- _Task objective_
Would you transcribe the listing that follows, character for character, and omit its images?

- _Source excerpt_
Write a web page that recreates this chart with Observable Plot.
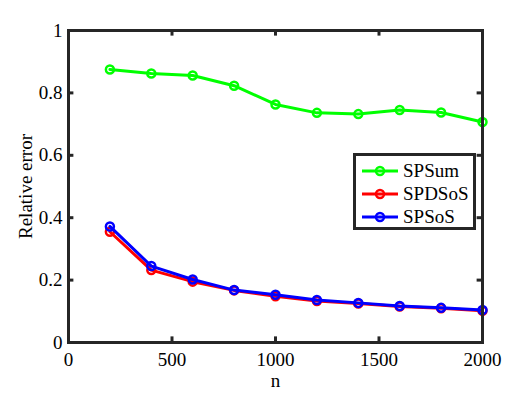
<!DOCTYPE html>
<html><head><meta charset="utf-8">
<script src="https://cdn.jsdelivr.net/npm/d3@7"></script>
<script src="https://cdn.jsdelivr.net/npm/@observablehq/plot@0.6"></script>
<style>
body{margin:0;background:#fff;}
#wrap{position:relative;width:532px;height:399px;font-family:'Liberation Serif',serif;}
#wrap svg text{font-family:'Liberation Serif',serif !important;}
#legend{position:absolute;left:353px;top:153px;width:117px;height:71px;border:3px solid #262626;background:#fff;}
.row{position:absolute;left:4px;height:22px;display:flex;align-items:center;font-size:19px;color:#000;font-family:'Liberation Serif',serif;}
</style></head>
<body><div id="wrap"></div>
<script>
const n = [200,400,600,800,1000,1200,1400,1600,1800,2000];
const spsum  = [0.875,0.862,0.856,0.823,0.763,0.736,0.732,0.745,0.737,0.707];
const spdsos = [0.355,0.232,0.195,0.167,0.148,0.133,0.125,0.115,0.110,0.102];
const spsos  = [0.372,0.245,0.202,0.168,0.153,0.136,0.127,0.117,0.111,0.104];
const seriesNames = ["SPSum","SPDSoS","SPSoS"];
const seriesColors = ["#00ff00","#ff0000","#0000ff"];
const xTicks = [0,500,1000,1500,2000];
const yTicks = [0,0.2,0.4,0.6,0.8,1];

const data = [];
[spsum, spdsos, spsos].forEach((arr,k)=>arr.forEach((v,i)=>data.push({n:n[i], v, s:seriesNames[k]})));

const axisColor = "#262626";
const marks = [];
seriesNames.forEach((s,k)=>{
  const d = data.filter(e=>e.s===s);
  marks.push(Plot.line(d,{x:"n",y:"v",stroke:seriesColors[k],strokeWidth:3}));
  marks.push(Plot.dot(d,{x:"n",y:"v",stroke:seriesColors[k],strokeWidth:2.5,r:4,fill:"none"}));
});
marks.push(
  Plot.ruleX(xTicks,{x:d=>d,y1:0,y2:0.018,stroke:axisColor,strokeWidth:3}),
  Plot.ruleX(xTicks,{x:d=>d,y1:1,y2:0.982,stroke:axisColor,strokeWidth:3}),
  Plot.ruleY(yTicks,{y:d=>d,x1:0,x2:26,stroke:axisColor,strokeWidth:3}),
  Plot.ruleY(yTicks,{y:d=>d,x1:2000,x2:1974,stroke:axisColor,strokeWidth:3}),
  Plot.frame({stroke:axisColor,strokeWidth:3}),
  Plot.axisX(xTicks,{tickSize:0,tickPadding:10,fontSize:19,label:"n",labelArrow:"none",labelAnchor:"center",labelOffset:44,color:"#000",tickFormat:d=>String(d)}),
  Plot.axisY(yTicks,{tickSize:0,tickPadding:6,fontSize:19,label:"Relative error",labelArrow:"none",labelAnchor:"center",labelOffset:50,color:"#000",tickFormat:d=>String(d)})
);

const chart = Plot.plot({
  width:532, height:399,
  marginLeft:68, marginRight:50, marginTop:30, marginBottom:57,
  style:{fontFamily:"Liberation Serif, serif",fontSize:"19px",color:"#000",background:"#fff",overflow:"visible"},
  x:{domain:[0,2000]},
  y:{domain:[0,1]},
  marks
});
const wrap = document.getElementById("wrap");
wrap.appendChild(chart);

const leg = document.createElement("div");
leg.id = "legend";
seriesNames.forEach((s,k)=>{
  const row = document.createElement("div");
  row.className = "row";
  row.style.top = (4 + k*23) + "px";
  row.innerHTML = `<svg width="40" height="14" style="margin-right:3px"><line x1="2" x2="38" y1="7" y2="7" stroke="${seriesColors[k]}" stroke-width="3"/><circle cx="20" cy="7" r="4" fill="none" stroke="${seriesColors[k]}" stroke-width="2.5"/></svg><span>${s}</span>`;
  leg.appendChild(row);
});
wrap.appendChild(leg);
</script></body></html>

- _Complete output_
Write a web page that recreates this chart with Observable Plot.
<!DOCTYPE html>
<html><head><meta charset="utf-8">
<script src="https://cdn.jsdelivr.net/npm/d3@7"></script>
<script src="https://cdn.jsdelivr.net/npm/@observablehq/plot@0.6"></script>
<style>
body{margin:0;background:#fff;}
#wrap{position:relative;width:532px;height:399px;font-family:'Liberation Serif',serif;}
#wrap svg text{font-family:'Liberation Serif',serif !important;}
#legend{position:absolute;left:353px;top:153px;width:117px;height:71px;border:3px solid #262626;background:#fff;}
.row{position:absolute;left:4px;height:22px;display:flex;align-items:center;font-size:19px;color:#000;font-family:'Liberation Serif',serif;}
</style></head>
<body><div id="wrap"></div>
<script>
const n = [200,400,600,800,1000,1200,1400,1600,1800,2000];
const spsum  = [0.875,0.862,0.856,0.823,0.763,0.736,0.732,0.745,0.737,0.707];
const spdsos = [0.355,0.232,0.195,0.167,0.148,0.133,0.125,0.115,0.110,0.102];
const spsos  = [0.372,0.245,0.202,0.168,0.153,0.136,0.127,0.117,0.111,0.104];
const seriesNames = ["SPSum","SPDSoS","SPSoS"];
const seriesColors = ["#00ff00","#ff0000","#0000ff"];
const xTicks = [0,500,1000,1500,2000];
const yTicks = [0,0.2,0.4,0.6,0.8,1];

const data = [];
[spsum, spdsos, spsos].forEach((arr,k)=>arr.forEach((v,i)=>data.push({n:n[i], v, s:seriesNames[k]})));

const axisColor = "#262626";
const marks = [];
seriesNames.forEach((s,k)=>{
  const d = data.filter(e=>e.s===s);
  marks.push(Plot.line(d,{x:"n",y:"v",stroke:seriesColors[k],strokeWidth:3}));
  marks.push(Plot.dot(d,{x:"n",y:"v",stroke:seriesColors[k],strokeWidth:2.5,r:4,fill:"none"}));
});
marks.push(
  Plot.ruleX(xTicks,{x:d=>d,y1:0,y2:0.018,stroke:axisColor,strokeWidth:3}),
  Plot.ruleX(xTicks,{x:d=>d,y1:1,y2:0.982,stroke:axisColor,strokeWidth:3}),
  Plot.ruleY(yTicks,{y:d=>d,x1:0,x2:26,stroke:axisColor,strokeWidth:3}),
  Plot.ruleY(yTicks,{y:d=>d,x1:2000,x2:1974,stroke:axisColor,strokeWidth:3}),
  Plot.frame({stroke:axisColor,strokeWidth:3}),
  Plot.axisX(xTicks,{tickSize:0,tickPadding:10,fontSize:19,label:"n",labelArrow:"none",labelAnchor:"center",labelOffset:44,color:"#000",tickFormat:d=>String(d)}),
  Plot.axisY(yTicks,{tickSize:0,tickPadding:6,fontSize:19,label:"Relative error",labelArrow:"none",labelAnchor:"center",labelOffset:50,color:"#000",tickFormat:d=>String(d)})
);

const chart = Plot.plot({
  width:532, height:399,
  marginLeft:68, marginRight:50, marginTop:30, marginBottom:57,
  style:{fontFamily:"Liberation Serif, serif",fontSize:"19px",color:"#000",background:"#fff",overflow:"visible"},
  x:{domain:[0,2000]},
  y:{domain:[0,1]},
  marks
});
const wrap = document.getElementById("wrap");
wrap.appendChild(chart);

const leg = document.createElement("div");
leg.id = "legend";
seriesNames.forEach((s,k)=>{
  const row = document.createElement("div");
  row.className = "row";
  row.style.top = (4 + k*23) + "px";
  row.innerHTML = `<svg width="40" height="14" style="margin-right:3px"><line x1="2" x2="38" y1="7" y2="7" stroke="${seriesColors[k]}" stroke-width="3"/><circle cx="20" cy="7" r="4" fill="none" stroke="${seriesColors[k]}" stroke-width="2.5"/></svg><span>${s}</span>`;
  leg.appendChild(row);
});
wrap.appendChild(leg);
</script></body></html>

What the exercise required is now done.